В каждом шаге и решении Рябышева чувствовался опытный, знающий что почем солдат. Дмитрия Ивановича не слишком трогала показная, парадная сторона службы. Он все прикидывал на войну. Однако, как и некоторые его сверстники, пользовался, случалось, старым аршином.
Убежденный кавалерист, он вначале не скрывал своего презрения к танкам. «Не казачье это дело. Вони да грохоту больше, чем толку. В 39-м году, между прочим, танки ваши отстали от моих лошадок».
Я горячо и небезуспешно обращал Рябышева в танковую веру. Но на Рябышева влияло, конечно, не только мое красноречие. Вдумчивый и добросовестный командир, Дмитрий Иванович в конечном счете не мог не полюбить могучую, покорную человеческому разуму и умелой руке технику. В один прекрасный день, когда командиры в присутствии семей и гостей соревновались на танкодроме в искусстве вождения машин, он обогнал меня, а потом поддевал:
— Надо владеть техникой, милый мой…
«Милый мой» — моя поговорка. И если суровый, сдержанный Дмитрий Иванович начинал пользоваться ею, я понимал, что этим самым он желает выразить свое доброе ко мне чувство или перейти со служебного тона на товарищеский. Так было и сейчас.

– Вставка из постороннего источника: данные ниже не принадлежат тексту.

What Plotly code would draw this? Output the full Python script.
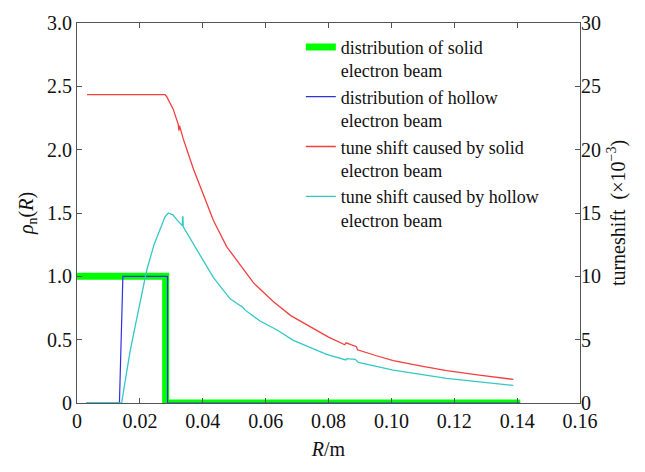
import plotly.graph_objects as go

# Radial distributions (normalised density) of the two electron beams
green_r = [0.0, 0.0282, 0.0282, 0.1410]
green_v = [1.0, 1.0, 0.0, 0.0]

blue_r = [0.0030, 0.0135, 0.0146, 0.0288, 0.0288, 0.1410]
blue_v = [0.0, 0.0, 1.0, 1.0, 0.0, 0.0]

# Tune shift (x1e-3) produced by each beam
red_r = [0.0032, 0.0280, 0.0285, 0.0306, 0.0322, 0.0324, 0.0326, 0.0338, 0.0370,
         0.0402, 0.0434, 0.0476, 0.0518, 0.0521, 0.0561, 0.0582, 0.0625, 0.0680,
         0.0750, 0.0800, 0.0852, 0.0856, 0.0889, 0.0892, 0.0950, 0.1006, 0.1100,
         0.1176, 0.1280, 0.1388]
red_v = [24.35, 24.35, 24.2, 23.2, 22.0, 21.5, 21.9, 20.85, 18.5,
         16.5, 14.4, 12.35, 10.95, 10.8, 9.5, 9.0, 8.0, 6.9,
         5.9, 5.2, 4.6, 4.75, 4.45, 4.2, 3.75, 3.35, 2.9,
         2.55, 2.2, 1.86]

cyan_r = [0.0030, 0.0142, 0.0155, 0.0169, 0.0190, 0.0222, 0.0245, 0.0264, 0.0280,
          0.0290, 0.0305, 0.0320, 0.0335, 0.0336, 0.0337, 0.0338, 0.0370, 0.0402,
          0.0434, 0.0487, 0.0528, 0.0534, 0.0582, 0.0635, 0.0688, 0.0794, 0.0855,
          0.0858, 0.0885, 0.0895, 0.1006, 0.1176, 0.1388]
cyan_v = [0.0, 0.0, 2.0, 4.1, 6.67, 10.5, 12.5, 13.76, 14.7,
          15.0, 14.85, 14.4, 14.0, 14.7, 14.7, 13.9, 12.6, 11.3,
          9.9, 8.22, 7.55, 7.35, 6.47, 5.78, 4.95, 3.84, 3.4,
          3.5, 3.45, 3.2, 2.6, 1.95, 1.39]

x_ticks = [0, 0.02, 0.04, 0.06, 0.08, 0.10, 0.12, 0.14, 0.16]
x_labels = ["0", "0.02", "0.04", "0.06", "0.08", "0.10", "0.12", "0.14", "0.16"]
y_ticks = [0, 0.5, 1.0, 1.5, 2.0, 2.5, 3.0]
y_labels = ["0", "0.5", "1.0", "1.5", "2.0", "2.5", "3.0"]
y2_ticks = [0, 5, 10, 15, 20, 25, 30]

FONT = "Liberation Serif"
AXIS_COLOR = "#555555"
TEXT = dict(family=FONT, size=20, color="#111111")
LEGEND_TEXT = dict(family=FONT, size=18, color="#111111")

fig = go.Figure()
fig.add_trace(go.Scatter(x=green_r, y=green_v, mode="lines",
                         line=dict(color="#00ff00", width=7),
                         name="distribution of solid<br>electron beam"))
fig.add_trace(go.Scatter(x=blue_r, y=blue_v, mode="lines",
                         line=dict(color="#3030e0", width=1.2),
                         name="distribution of hollow<br>electron beam"))
fig.add_trace(go.Scatter(x=red_r, y=red_v, mode="lines", yaxis="y2",
                         line=dict(color="#f23f3f", width=1.3),
                         name="tune shift caused by solid<br>electron beam"))
fig.add_trace(go.Scatter(x=cyan_r, y=cyan_v, mode="lines", yaxis="y2",
                         line=dict(color="#33c8c8", width=1.3),
                         name="tune shift caused by hollow<br>electron beam"))

fig.update_layout(
    width=645, height=472,
    margin=dict(l=77, r=65, t=15, b=69),
    paper_bgcolor="white", plot_bgcolor="white",
    font=TEXT,
    showlegend=True,
    legend=dict(x=0.445, y=0.985, xanchor="left", yanchor="top",
                bgcolor="rgba(0,0,0,0)", borderwidth=0,
                valign="top", tracegroupgap=0, font=LEGEND_TEXT),
    xaxis=dict(range=[0, 0.16], tickvals=x_ticks, ticktext=x_labels,
               ticks="inside", ticklen=5, tickcolor=AXIS_COLOR,
               showline=True, linecolor=AXIS_COLOR, linewidth=1, mirror="ticks",
               showgrid=False, zeroline=False, tickfont=TEXT,
               title=dict(text="<i>R</i>/m", standoff=10, font=TEXT)),
    yaxis=dict(range=[0, 3.0], tickvals=y_ticks, ticktext=y_labels,
               ticks="inside", ticklen=5, tickcolor=AXIS_COLOR,
               showline=True, linecolor=AXIS_COLOR, linewidth=1, mirror=True,
               showgrid=False, zeroline=False, tickfont=TEXT,
               title=dict(text="<i>ρ</i><sub>n</sub>(<i>R</i>)", standoff=8, font=TEXT)),
    yaxis2=dict(range=[0, 30], tickvals=y2_ticks, overlaying="y", side="right",
                ticks="inside", ticklen=5, tickcolor=AXIS_COLOR,
                showline=False, showgrid=False, zeroline=False, tickfont=TEXT,
                title=dict(text="turneshift  (×10<sup>−3</sup>)", standoff=10, font=TEXT)),
)

fig.write_html("out.html")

— Будем, милый мой, ждать приказа, — сказал Рябышев. Вызванные по тревоге штабные командиры занимали места за столами. Рядом ставили чемоданы с НЗ, как их называли иногда дома, «тревожные чемоданы»: два комплекта белья, бритвенный прибор и небольшой запас продуктов — минимум, который позволяет отправиться на войну, не заходя больше домой.
Штабники ворчали. В самом деле, что может быть неприятнее тревоги накануне воскресенья. День испорчен, планы, которые исподволь составлялись в семье всю неделю, сломаны. Как тут не ворчать! Кто-то уныло сострил:
— Концерт продолжается.
— Нет, — возразил другой, — это начался уже спортивный праздник: бег с чемоданом по пересеченной местности.
Все казалось обычным. Ни Рябышев, ни я, ни еще в меньшей мере кто-нибудь из штабных не предполагал, что это война.
Может показаться странным: накануне я заезжал к Музыченко, чтобы подтвердить правильность наших с командиром предположений, Рябышев своей властью еще три дня назад вывел часть полков из казарм в район сосредоточения, и все-таки мы не предполагали, что война уже начинается.
Нам хорошо было известно, что по всему округу идет напряженное формирование и переформирование частей, что штаб округа уже двое суток назад переехал из Киева в Тернополь. Но между всеми этими фактами, больше того, между не покидавшей никого из нас последние годы уверенностью, что война с Гитлером неизбежна, и самой войной, как наступающей реальностью, была пропасть.
В какой-то мере это объяснялось тем, что наш корпус не был еще готов к боям. Мы не закончили переформирование, не успели получить полностью новую технику. У нас отсутствовали ремонтные средства и запасные части. Могла ли наша мысль примириться с началом войны в столь невыгодных для нас условиях!